> [Problem statement]: Only the lines from the start of the material through the line containing "xpos = list(range(len(categories)))" are to be extracted, exactly as they appear.

--- Start Exercise data ---

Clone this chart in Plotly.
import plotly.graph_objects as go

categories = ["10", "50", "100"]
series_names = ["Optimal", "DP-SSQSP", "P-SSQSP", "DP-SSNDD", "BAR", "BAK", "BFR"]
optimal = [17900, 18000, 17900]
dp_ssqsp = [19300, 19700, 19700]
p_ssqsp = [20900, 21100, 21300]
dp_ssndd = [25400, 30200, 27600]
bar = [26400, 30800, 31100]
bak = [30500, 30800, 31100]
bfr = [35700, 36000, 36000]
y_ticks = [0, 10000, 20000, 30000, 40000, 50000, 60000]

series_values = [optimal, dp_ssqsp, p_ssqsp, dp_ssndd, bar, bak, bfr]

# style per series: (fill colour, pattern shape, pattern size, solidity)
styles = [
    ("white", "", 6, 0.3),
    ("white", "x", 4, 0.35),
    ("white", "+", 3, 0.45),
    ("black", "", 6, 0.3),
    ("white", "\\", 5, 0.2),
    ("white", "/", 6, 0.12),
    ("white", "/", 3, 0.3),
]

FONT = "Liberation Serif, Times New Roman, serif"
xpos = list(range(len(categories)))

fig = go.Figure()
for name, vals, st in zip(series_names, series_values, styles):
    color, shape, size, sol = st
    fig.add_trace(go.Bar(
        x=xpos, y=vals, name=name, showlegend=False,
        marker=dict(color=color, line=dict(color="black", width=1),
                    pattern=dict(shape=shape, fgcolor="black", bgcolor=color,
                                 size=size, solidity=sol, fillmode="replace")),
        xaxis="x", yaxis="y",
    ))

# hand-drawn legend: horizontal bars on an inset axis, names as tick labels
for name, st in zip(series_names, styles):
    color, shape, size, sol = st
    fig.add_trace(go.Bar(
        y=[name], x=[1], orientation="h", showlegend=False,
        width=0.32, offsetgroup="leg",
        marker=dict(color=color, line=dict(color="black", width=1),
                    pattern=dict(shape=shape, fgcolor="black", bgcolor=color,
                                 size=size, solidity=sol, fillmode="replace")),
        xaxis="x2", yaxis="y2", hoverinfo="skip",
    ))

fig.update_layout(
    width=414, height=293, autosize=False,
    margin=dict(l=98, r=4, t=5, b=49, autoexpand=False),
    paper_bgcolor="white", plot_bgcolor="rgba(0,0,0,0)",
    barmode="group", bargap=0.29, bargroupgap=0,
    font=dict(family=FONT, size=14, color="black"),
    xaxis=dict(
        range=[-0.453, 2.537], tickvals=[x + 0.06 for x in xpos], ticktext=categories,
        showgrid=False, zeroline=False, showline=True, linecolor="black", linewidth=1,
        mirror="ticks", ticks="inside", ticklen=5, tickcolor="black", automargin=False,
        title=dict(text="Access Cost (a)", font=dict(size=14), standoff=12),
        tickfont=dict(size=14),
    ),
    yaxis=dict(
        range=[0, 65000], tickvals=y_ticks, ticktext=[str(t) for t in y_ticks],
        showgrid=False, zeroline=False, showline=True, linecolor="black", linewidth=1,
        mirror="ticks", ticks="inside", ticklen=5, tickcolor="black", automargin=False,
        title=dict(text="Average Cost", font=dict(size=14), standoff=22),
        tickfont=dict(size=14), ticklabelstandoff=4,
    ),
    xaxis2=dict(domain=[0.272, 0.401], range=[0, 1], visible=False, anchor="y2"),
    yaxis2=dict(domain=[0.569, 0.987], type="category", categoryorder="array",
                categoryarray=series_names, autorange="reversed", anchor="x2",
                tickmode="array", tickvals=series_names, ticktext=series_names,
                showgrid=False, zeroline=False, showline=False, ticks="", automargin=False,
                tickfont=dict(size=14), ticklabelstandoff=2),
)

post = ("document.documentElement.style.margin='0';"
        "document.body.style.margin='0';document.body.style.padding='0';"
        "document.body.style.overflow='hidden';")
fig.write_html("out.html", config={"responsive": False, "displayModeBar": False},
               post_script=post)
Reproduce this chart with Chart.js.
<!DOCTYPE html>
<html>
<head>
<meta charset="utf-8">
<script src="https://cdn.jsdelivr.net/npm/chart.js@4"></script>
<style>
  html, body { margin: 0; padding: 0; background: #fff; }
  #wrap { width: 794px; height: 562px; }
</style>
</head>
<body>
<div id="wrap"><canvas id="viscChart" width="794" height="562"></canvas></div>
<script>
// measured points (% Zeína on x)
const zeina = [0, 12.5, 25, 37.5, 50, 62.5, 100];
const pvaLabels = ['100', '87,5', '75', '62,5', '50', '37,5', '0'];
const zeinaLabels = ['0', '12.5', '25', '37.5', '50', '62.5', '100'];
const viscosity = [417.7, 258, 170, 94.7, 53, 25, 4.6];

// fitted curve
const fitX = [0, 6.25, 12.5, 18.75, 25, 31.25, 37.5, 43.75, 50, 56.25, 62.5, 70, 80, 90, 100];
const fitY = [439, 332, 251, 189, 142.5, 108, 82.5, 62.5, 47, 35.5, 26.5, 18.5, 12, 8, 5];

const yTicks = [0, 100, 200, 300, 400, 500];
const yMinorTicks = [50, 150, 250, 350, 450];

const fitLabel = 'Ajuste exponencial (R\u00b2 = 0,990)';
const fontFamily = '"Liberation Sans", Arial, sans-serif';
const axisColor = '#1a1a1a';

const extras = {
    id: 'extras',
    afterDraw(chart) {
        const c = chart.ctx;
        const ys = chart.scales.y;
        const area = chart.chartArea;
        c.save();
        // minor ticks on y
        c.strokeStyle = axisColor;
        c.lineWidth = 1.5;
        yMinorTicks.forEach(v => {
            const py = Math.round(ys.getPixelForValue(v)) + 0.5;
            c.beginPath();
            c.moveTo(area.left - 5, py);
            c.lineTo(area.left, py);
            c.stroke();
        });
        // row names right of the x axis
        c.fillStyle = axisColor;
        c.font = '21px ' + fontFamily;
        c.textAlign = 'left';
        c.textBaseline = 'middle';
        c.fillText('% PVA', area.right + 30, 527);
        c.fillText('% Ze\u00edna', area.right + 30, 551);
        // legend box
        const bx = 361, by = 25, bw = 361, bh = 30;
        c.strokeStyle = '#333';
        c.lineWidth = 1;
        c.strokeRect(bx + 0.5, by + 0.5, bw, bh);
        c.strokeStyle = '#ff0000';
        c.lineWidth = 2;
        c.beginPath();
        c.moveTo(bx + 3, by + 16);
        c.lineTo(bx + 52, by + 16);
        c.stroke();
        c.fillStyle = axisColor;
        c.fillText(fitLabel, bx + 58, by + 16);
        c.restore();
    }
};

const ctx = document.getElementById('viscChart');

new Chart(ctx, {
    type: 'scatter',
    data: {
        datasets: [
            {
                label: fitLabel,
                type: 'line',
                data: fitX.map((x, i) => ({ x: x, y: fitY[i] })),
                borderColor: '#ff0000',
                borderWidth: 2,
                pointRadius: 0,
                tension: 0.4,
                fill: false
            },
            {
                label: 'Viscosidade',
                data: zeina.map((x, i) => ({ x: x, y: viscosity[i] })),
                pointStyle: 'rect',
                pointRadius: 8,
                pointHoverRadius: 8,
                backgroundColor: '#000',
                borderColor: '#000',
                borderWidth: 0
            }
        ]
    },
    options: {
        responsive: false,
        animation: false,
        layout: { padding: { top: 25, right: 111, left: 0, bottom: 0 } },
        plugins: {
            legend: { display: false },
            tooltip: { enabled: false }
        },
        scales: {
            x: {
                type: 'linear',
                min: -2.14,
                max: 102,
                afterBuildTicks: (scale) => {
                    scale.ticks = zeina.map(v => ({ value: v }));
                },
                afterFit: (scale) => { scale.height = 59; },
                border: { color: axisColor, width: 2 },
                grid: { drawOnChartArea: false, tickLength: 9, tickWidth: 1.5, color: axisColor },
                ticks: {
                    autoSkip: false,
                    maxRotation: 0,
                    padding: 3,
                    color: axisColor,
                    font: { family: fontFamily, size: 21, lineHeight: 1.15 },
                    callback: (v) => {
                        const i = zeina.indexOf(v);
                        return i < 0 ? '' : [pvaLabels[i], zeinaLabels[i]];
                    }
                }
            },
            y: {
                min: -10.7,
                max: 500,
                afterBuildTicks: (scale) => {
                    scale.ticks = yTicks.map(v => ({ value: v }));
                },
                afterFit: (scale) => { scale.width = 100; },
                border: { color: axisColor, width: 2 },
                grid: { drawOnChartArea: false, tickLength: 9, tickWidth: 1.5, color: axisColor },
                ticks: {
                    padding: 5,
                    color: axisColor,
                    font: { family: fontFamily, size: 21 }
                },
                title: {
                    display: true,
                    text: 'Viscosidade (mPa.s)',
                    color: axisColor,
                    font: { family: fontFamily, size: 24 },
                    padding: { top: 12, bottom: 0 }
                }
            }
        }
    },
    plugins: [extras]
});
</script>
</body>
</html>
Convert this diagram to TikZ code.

--- End Exercise data ---

> [Result for this exercise]:
Clone this chart in Plotly.
import plotly.graph_objects as go

categories = ["10", "50", "100"]
series_names = ["Optimal", "DP-SSQSP", "P-SSQSP", "DP-SSNDD", "BAR", "BAK", "BFR"]
optimal = [17900, 18000, 17900]
dp_ssqsp = [19300, 19700, 19700]
p_ssqsp = [20900, 21100, 21300]
dp_ssndd = [25400, 30200, 27600]
bar = [26400, 30800, 31100]
bak = [30500, 30800, 31100]
bfr = [35700, 36000, 36000]
y_ticks = [0, 10000, 20000, 30000, 40000, 50000, 60000]

series_values = [optimal, dp_ssqsp, p_ssqsp, dp_ssndd, bar, bak, bfr]

# style per series: (fill colour, pattern shape, pattern size, solidity)
styles = [
    ("white", "", 6, 0.3),
    ("white", "x", 4, 0.35),
    ("white", "+", 3, 0.45),
    ("black", "", 6, 0.3),
    ("white", "\\", 5, 0.2),
    ("white", "/", 6, 0.12),
    ("white", "/", 3, 0.3),
]

FONT = "Liberation Serif, Times New Roman, serif"
xpos = list(range(len(categories)))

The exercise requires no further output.